Under Trump’s rule many of us have been traumatized, experiencing signs of chronic stress, depression, anxiety. We tried everything we could to block him out, lead a normal life, but like a bully he kept coming back at us. And even now that he has been officially defeated, the anxiety continues.
Back at the beginning of Trump's presidency, Dr. Jennifer Contarino Panning, a psychologist from Illinois, not only recognized what was happening, she coined a name for it, T.A.D. or "Trump Anxiety Disorder."
As a contributor to the bestselling book, “The Dangerous Case of Donald Trump: 27 Psychiatrists and Mental Health Experts Assess a President,” Dr. Panning’s chapter, titled "Trump Anxiety Disorder," describes the symptoms so many of us have suffered.
On top of T.A.D., we’ve had to deal with the COVID-19 pandemic. For many of us baby boomers -- more susceptible than most -- it has been a traumatic experience.
In this episode, we lay back on the therapist's couch and discuss how to cope with the double whammy of COVID-19 and the continuing case of "Trump Anxiety Disorder" with the Psychologist who first diagnosed it -- Dr. Jennifer Contarino Panning.

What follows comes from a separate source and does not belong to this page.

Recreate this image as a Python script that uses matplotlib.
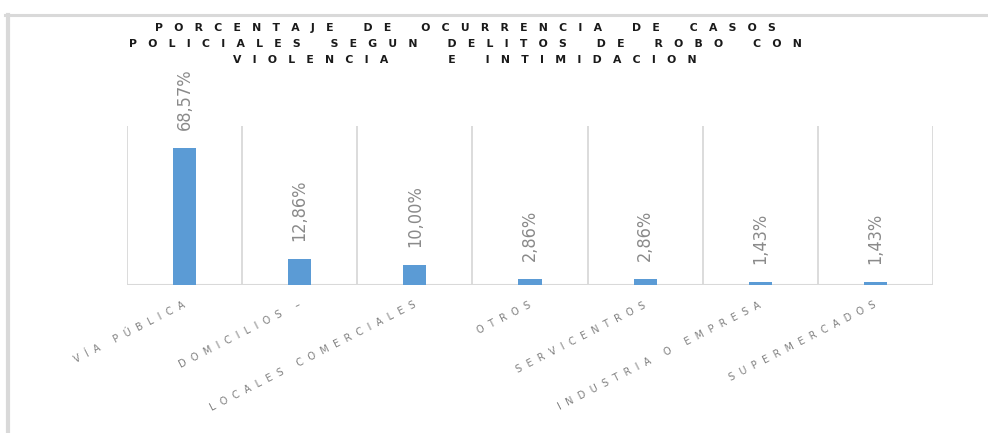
import matplotlib
matplotlib.use("Agg")
import matplotlib.pyplot as plt
from matplotlib.lines import Line2D

categories = ["VÍA PÚBLICA", "DOMICILIOS –", "LOCALES COMERCIALES", "OTROS",
              "SERVICENTROS", "INDUSTRIA O EMPRESA", "SUPERMERCADOS"]
values = [68.57, 12.86, 10.00, 2.86, 2.86, 1.43, 1.43]
value_labels = ["68,57%", "12,86%", "10,00%", "2,86%", "2,86%", "1,43%", "1,43%"]
title_lines = ["PORCENTAJE DE OCURRENCIA DE CASOS",
               "POLICIALES SEGUN DELITOS DE ROBO CON",
               "VIOLENCIA  E INTIMIDACION"]


def spaced(text, gap=" ", word_gap="   "):
    words = text.split(" ")
    return word_gap.join(gap.join(w) for w in words)


BAR = "#5b9bd5"
GRID = "#d9d9d9"
LABEL = "#808080"

fig = plt.figure(figsize=(9.88, 4.33), dpi=100)
W, H = 988, 433
ax = fig.add_axes([127 / W, (H - 285) / H, (933 - 127) / W, (285 - 126) / H])

x = list(range(len(categories)))
ax.bar(x, values, width=0.2, color=BAR, zorder=3)
ax.set_xlim(-0.5, len(categories) - 0.5)
ax.set_ylim(0, 79.5)

for b in [i - 0.5 for i in range(len(categories) + 1)]:
    ax.axvline(b, color=GRID, lw=1.3, zorder=1)
ax.axhline(0, color=GRID, lw=1.5, zorder=2)
for s in ax.spines.values():
    s.set_visible(False)
ax.set_yticks([])
ax.set_xticks(x)
ax.set_xticklabels([spaced(c, "  ", "     ") for c in categories], rotation=27,
                   ha="right", va="center", rotation_mode="anchor",
                   fontsize=7, color=LABEL)
ax.tick_params(axis="x", length=0, pad=14)

for xi, v, lab in zip(x, values, value_labels):
    ax.annotate(lab, (xi, v), xytext=(0, 13), textcoords="offset points",
                rotation=90, ha="center", va="bottom", fontsize=13,
                fontstretch="condensed", fontweight="light",
                color="#8a8a8a")

for k, line in enumerate(title_lines):
    fig.text(465 / W, 1 - (28 + 16 * k) / H, spaced(line, "   ", "        "),
             ha="center", va="center", fontsize=7.8, fontweight="bold",
             color="#1a1a1a")

# light frame along the top and left edges
fig.add_artist(Line2D([5 / W, 1], [1 - 15 / H, 1 - 15 / H], color=GRID, lw=2.2))
fig.add_artist(Line2D([8 / W, 8 / W], [0, 1 - 15 / H], color=GRID, lw=3))

fig.savefig("out.png", dpi=100)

07. talkin’ ‘bout Our Generation Episode 007. HALLOWEEN SPECIAL - Dia de los Muertos
A visit to our local graveyard to meet up in a 100 year-old mausoleum with Adela Marquez of Hollywood Forever Cemetery, which hosts not only the remains of dozens of Hollywood celebrities, but also welcomes departed souls to visit every year at the Dia de los Muertos -- the Day of the Dead.
06, talkin' 'bout Our Generation EP-006. MICHAEL LANG
Host Julian Simmons talks with the visionary creator of Woodstock 1969, Michael Lang. The iconic gathering of a half-million young people with absolutely no violence moved a generation, and marked a sea change in American culture. Michael shares insight into how he managed to pull it off, and why that "Woodstock Spirit" is so vital today.
04. talkin' 'bout Our Generation Episode 004
talkin' 'bout Our Generation is the podcast by, for, and about Baby Boomers. In Episode Four, we continue our series, “The Woodstock Episodes,” and invite you to join the conversation as host Julian G. Simmons talks with John Morris, the Head of Production at Woodstock and also the famous "voice of calm" that held it together during the ferocious storm and general chaos that threatened to turn that massive gathering of half a million people into a historic disaster.
It's a voice we could really use today.
03. talkin' 'bout Our Generation Episode 003
Part 3 of our continuing series "The Woodstock Episodes," revisiting that iconic event and the magic spirit that made it happen. This time we talk with Carol Green, a founder of "The Woodstock Nation," as well as bringing you a rare interview with the amazing, soulful, Richie Havens.
There are many surprises in this conversation. At the time Woodstock was happening in the Summer of 1969, thousands of our young men were fighting in Vietnam. The stereotype was that Woodstock folks were “Peacenik Hippies” who hated soldiers, when in fact nothing could be farther from the truth. People were protesting the Vietnam War because it was unwarranted and unjust, and we were fighting to bring the troops home. Many of those young men knew that and took solace in the music of Woodstock. Few know that Jimi Hendrix, for example, had served in the Air Force. His stunning rendition of the Star-Spangled Banner is a good example of how Woodstock was both a demonstration of solidarity with those serving and an expression of a new sort of patriotism, which refused to accept the government line, demanding an end to the senseless loss of so many young lives.
Carol Green touches on that topic and many others in her conversation with Julian, and shares her unique insight to that surge of positive energy that swept the nation in the summer of '69. It's a very uplifting perspective, which has profound implications for this challenging time we are living through right now.
We are also thrilled to be able to bring you a rare interview with the late Richie Havens, with an amusing retelling of how he unwittingly came to be the opening act at Woodstock, and how much that event shaped the rest of his life. We're very grateful to Jonathan Thompson of the Freedom Forum, the historical group that produced a program called “Speaking Freely” which had Richie as a guest.